9 April 2019
Losing ground every time a “life event” invades the working sphere. Considering every absence a crisis that is difficult to recover from. Watching the clock to decide whether a worker’s time belongs entirely to the company. These are all examples of 20th century practices. Practices that link to a reality that no longer exists.
According to recent research from Harvard, 73% of US workers are also caregivers: they provide care in the private sphere. They are mothers, fathers, children, siblings and friends.
These people are responsible for caring for others on a daily basis. Sometimes it feels more intense, other times less so. Relationships – and life in all its forms – have entered the workplace. But we haven’t mapped them yet: we look at them through a world that no longer exists. It’s becoming increasingly evident that we’re adapting corporate regulations and behaviors to something that’s obsolete. Things aren’t changing either: absences are seen as crises, clocks are used to assess workers and life is seen as an “anomaly”.

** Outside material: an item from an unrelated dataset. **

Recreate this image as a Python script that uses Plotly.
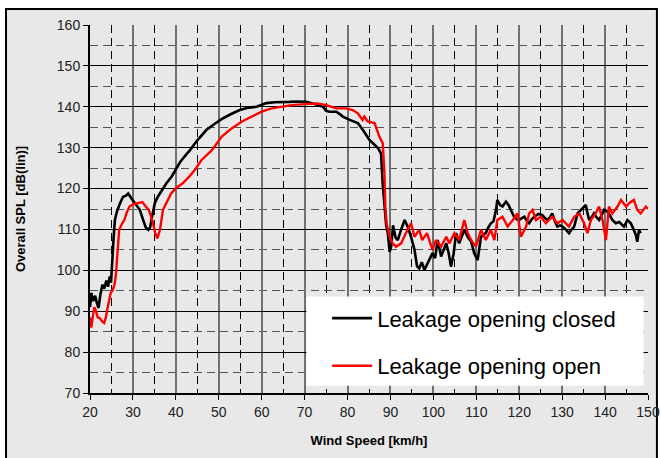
import plotly.graph_objects as go

# ---- data ----
closed_x = [20.0, 20.3, 20.7, 21.2, 21.6, 22.0, 22.4, 22.9, 23.3, 23.8, 24.2, 24.6, 24.9, 25.2, 25.5, 25.8,
            26.3, 27.0, 27.7, 28.3, 28.9, 29.7, 30.5, 31.0, 31.6, 32.4, 33.0, 33.6, 34.0, 34.3, 35.1, 35.8,
            36.7, 37.8, 39.0, 39.8, 41.0, 42.0, 43.3, 45.0, 47.1, 49.0, 51.0, 53.0, 54.9, 57.0, 58.8, 61.1,
            63.0, 66.5, 68.0, 70.4, 71.2, 72.5, 74.3, 75.0, 75.8, 77.4, 78.2, 78.9, 80.5, 82.4, 83.6, 85.1,
            87.1, 87.8, 88.2, 88.6, 89.0, 89.4, 89.8, 90.2, 90.6, 91.2, 91.7, 92.5, 93.3, 94.0, 94.8, 95.6,
            96.2, 96.7, 97.3, 97.9, 98.5, 99.1, 99.8, 100.4, 101.0, 101.8, 102.4, 103.0, 103.6, 104.1, 104.7,
            105.3, 106.0, 106.6, 107.2, 108.0, 108.8, 109.5, 110.3, 111.1, 112.2, 112.8, 113.4, 114.0, 114.6,
            114.9, 115.5, 116.1, 116.9, 117.5, 118.0, 118.8, 119.4, 120.0, 120.6, 121.2, 121.8, 122.3, 122.9,
            123.5, 124.5, 125.4, 126.0, 126.6, 127.2, 127.7, 128.3, 128.9, 129.5, 130.1, 130.8, 131.6, 132.2,
            132.8, 133.6, 134.4, 135.0, 135.5, 135.9, 136.3, 136.9, 137.4, 138.0, 138.6, 139.2, 139.8, 140.4,
            140.9, 141.7, 142.5, 143.3, 144.4, 145.2, 146.0, 146.7, 147.2, 147.5, 147.9, 148.3]
closed_spl = [91.0, 94.5, 92.5, 93.8, 92.0, 90.8, 94.0, 96.5, 95.5, 97.5, 96.0, 98.5, 97.0, 104.0, 108.0, 112.3,
              114.5, 116.4, 118.0, 118.2, 118.8, 117.5, 116.4, 115.6, 114.8, 112.3, 110.5, 109.9, 110.5, 112.3, 116.4, 118.0,
              119.6, 121.3, 122.9, 124.5, 126.5, 127.8, 129.4, 131.8, 134.3, 135.8, 137.2, 138.3, 139.2, 139.8, 140.0, 140.9,
              141.1, 141.2, 141.3, 141.2, 140.9, 140.6, 140.0, 139.0, 138.8, 138.8, 138.2, 137.6, 136.8, 136.0, 134.3, 131.9,
              129.9, 128.6, 121.0, 116.0, 111.0, 109.0, 104.5, 106.0, 111.0, 108.0, 107.4, 110.0, 112.3, 110.7, 108.2, 105.0,
              101.0, 100.5, 102.0, 100.1, 101.5, 102.5, 104.2, 103.0, 107.4, 103.4, 105.0, 106.6, 104.0, 100.9, 104.0,
              109.1, 106.6, 108.5, 109.9, 108.2, 107.0, 104.2, 102.5, 108.2, 109.1, 110.5, 111.5, 112.0, 114.8,
              117.2, 116.0, 115.6, 116.8, 116.0, 114.8, 113.1, 112.5, 112.3, 112.8, 113.1, 112.0, 111.5, 112.5,
              113.1, 113.8, 113.5, 112.8, 112.3, 113.0, 113.9, 112.0, 110.7, 111.0, 110.7, 110.0, 109.1, 110.0,
              110.7, 113.9, 114.8, 115.5, 116.0, 114.0, 112.3, 113.0, 113.9, 113.0, 112.3, 113.5, 114.8, 114.5,
              113.9, 112.3, 111.5, 111.8, 110.7, 112.3, 111.5, 109.9, 108.5, 107.0, 109.9, 109.1]

open_x = [20.0, 20.3, 20.7, 21.0, 21.4, 21.8, 22.3, 22.8, 23.3, 23.7, 24.0, 24.5, 24.8, 25.3, 25.7, 26.0,
          26.4, 26.8, 27.5, 28.0, 28.5, 29.2, 30.1, 31.1, 32.2, 33.0, 33.7, 34.5, 35.2, 35.7, 36.3, 37.0,
          38.1, 38.9, 40.0, 41.6, 43.1, 44.6, 46.0, 48.4, 50.7, 53.0, 55.4, 57.7, 60.0, 62.3, 64.7, 67.0,
          70.9, 73.0, 75.0, 77.4, 79.7, 81.2, 82.4, 83.5, 83.9, 84.7, 86.3, 87.4, 88.2, 88.6, 88.8, 89.1,
          89.8, 90.5, 91.3, 92.5, 93.6, 94.8, 95.6, 96.7, 97.4, 98.5, 99.8, 100.6, 101.8, 103.0, 103.7,
          104.9, 106.0, 107.2, 108.0, 108.8, 109.9, 111.1, 112.2, 113.4, 114.2, 114.9, 116.1, 117.3, 118.5,
          119.6, 120.4, 121.6, 122.3, 123.1, 123.9, 125.0, 126.2, 127.7, 128.9, 130.1, 131.6, 132.8, 134.0,
          135.1, 135.9, 136.7, 137.8, 138.6, 139.4, 140.2, 140.9, 141.7, 142.9, 143.7, 144.9, 145.6, 146.7,
          147.5, 148.3, 149.5, 150.0]
open_spl = [88.5, 86.0, 89.0, 91.0, 90.0, 88.5, 88.3, 87.5, 87.1, 88.5, 90.3, 93.0, 94.4, 95.2, 96.5, 98.5,
            104.2, 109.9, 111.5, 112.3, 114.0, 115.6, 116.2, 116.4, 116.7, 115.6, 114.8, 112.3, 109.1, 107.8, 109.9, 114.8,
            117.2, 118.8, 120.1, 121.3, 122.9, 124.8, 127.0, 129.4, 132.7, 134.7, 136.4, 137.6, 138.8, 139.6, 140.0, 140.4,
            140.7, 140.8, 140.4, 139.6, 139.6, 139.2, 138.4, 136.8, 137.6, 136.4, 136.0, 132.7, 131.1, 123.7, 115.6, 111.5,
            108.2, 106.6, 105.8, 106.6, 109.1, 111.5, 108.2, 109.9, 107.4, 109.1, 105.0, 107.4, 105.8, 108.2, 106.6,
            109.1, 107.4, 112.3, 109.1, 107.4, 105.8, 109.9, 107.4, 109.9, 107.4, 112.3, 113.1, 110.7, 112.3,
            113.9, 108.2, 110.7, 113.9, 114.8, 112.3, 113.1, 111.5, 113.1, 111.5, 112.3, 110.7, 113.1, 113.9,
            111.5, 109.1, 112.3, 113.9, 115.6, 112.3, 107.4, 115.6, 113.9, 115.6, 117.2, 115.6, 116.4, 117.2,
            114.8, 113.9, 115.6, 115.0]

series_names = ["Leakage opening closed", "Leakage opening open"]
x_ticks = list(range(20, 151, 10))
y_ticks = list(range(70, 161, 10))

FONT = "Liberation Sans, Arial, sans-serif"

fig = go.Figure()
fig.add_trace(go.Scatter(x=closed_x, y=closed_spl, mode="lines", name=series_names[0],
                         line=dict(color="black", width=2.6), legendgroup="a"))
fig.add_trace(go.Scatter(x=open_x, y=open_spl, mode="lines", name=series_names[1],
                         line=dict(color="#ff0000", width=2.4), legendgroup="b"))

# outer grey frame
fig.add_shape(type="rect", xref="paper", yref="paper", x0=-0.1505, x1=1.016, y0=-0.35, y1=1.0435,
              fillcolor="#e8e8e8", line=dict(color="black", width=2), layer="below")
# white legend box
fig.add_shape(type="rect", xref="paper", yref="paper", x0=0.388, x1=0.992, y0=0.02, y1=0.262,
              fillcolor="white", line=dict(width=0), layer="above")

fig.update_layout(
    width=661, height=458,
    margin=dict(l=90, r=13, t=25, b=65, autoexpand=False),
    paper_bgcolor="white",
    plot_bgcolor="white",
    showlegend=True,
    legend=dict(x=0.425, y=0.26, xanchor="left", yanchor="top", bgcolor="rgba(0,0,0,0)",
                font=dict(family=FONT, size=22, color="black"), tracegroupgap=16,
                itemwidth=40),
    font=dict(family=FONT, color="#222"),
)
fig.update_xaxes(
    range=[20, 150], tickvals=x_ticks, ticktext=[str(v) for v in x_ticks], automargin=False,
    showline=True, linecolor="black", linewidth=2, ticks="outside", ticklen=5, tickcolor="black",
    showgrid=True, gridcolor="#707070", gridwidth=1.5,
    minor=dict(dtick=5, tick0=0, showgrid=True, gridcolor="black", griddash="8px,5px", gridwidth=1.3),
    tickfont=dict(size=14, family=FONT, color="#222"),
    title=dict(text="<b>Wind Speed [km/h]</b>", font=dict(size=13, family=FONT, color="black"), standoff=17),
    zeroline=False,
)
fig.update_yaxes(
    range=[70, 160], tickvals=y_ticks, ticktext=[str(v) for v in y_ticks], automargin=False,
    showline=True, linecolor="black", linewidth=2, ticks="outside", ticklen=5, tickcolor="black",
    showgrid=True, gridcolor="black", gridwidth=1,
    minor=dict(dtick=5, tick0=0, showgrid=True, gridcolor="#555", griddash="8px,5px", gridwidth=1),
    tickfont=dict(size=14, family=FONT, color="#222"),
    title=dict(text="<b>Overall SPL [dB(lin)]</b>", font=dict(size=13, family=FONT, color="black"), standoff=28),
    zeroline=False,
)

fig.write_html("out.html")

The result? Extremely high costs – some are visible, some are hidden.
The visible costs involve stress (between €300 – €500 billion per year worldwide), flat or declining productivity even as technology advances and a high turnover of staff when people leave due to being unable to “manage” their dual roles. The hidden costs related to the loss of talent and productivity are a result of companies pretending to ignore the life cycles of their people. Or maybe they actually ignore them?
The willingness to ignore the cycles of life of the people of this millennium is the only possible explanation for the way in which our approach to work is not evolving, consequently absorbing the cost of voluntary ignorance. The Harvard research data is clear (and also familiar to us):
1) An increasing number of families are “different”. The number of married couples is decreasing, while the number of single parent families and mixed family groups, for example several generations living together, is increasing.
2) The participation of women in the workplace is becoming essential to the survival of the entire economic system, and “much of the highly educated female workforce in the United States at one point or another ‘opts out, ratchets back, or redefines work,’ due to caregiving responsibilities”.
3) In 2013, 47% of middle age Americans were in a so-called “sandwich” situation caught between the care of their children and that of their parents. Intense needs that are not only about care and financial support, but also about emotional support.
At the same time, the business world is battling over talent management. How can we attract the most talented people, and how can we retain them? But the people that focus on caring for people’s wellbeing are not always the same that focus on talent management. HR teams are beginning to understand that people’s lives are increasingly complex and multi-dimensional, their needs are not only practical but increasingly human. But at the same time, they are continuing to attract workers by valuing solely their professional lives, as if they’re living in a vacuum.
Companies often invest in dozens of benefits that workers don’t even know about – and if they do, they’re unlikely to change their perception of their employees. At the same time, corporations continue to ignore their people’s real life dimensions. We’re talking about those unexpected absences, the caregiving load that’s treated as an alien concept and the project delays that are confused with poor motivation. All of these elements weigh heavily on career decisions and progress. Just like they did in the last century.
How long can a company adhere to a reality-map that no longer exists? According to Professors Fuller and Raman, co-leads of the project “Managing the future of work” at Harvard:
“The return for companies that learn how to take care and recognize the caregiving dimensions of their people, will go far beyond the hiring of employees. They will gain the potential to create an important source of competitive advantage”.
And it is not just about providing a series of useful services. Of course, that’s important, but it’s not enough. It is a matter of changing perceptions and culture. The life dimension must be openly integrated into the work cycle design. Planned and predictable life stages planned alongside career stages. Joined together, just like they have been in our lives for a very long time.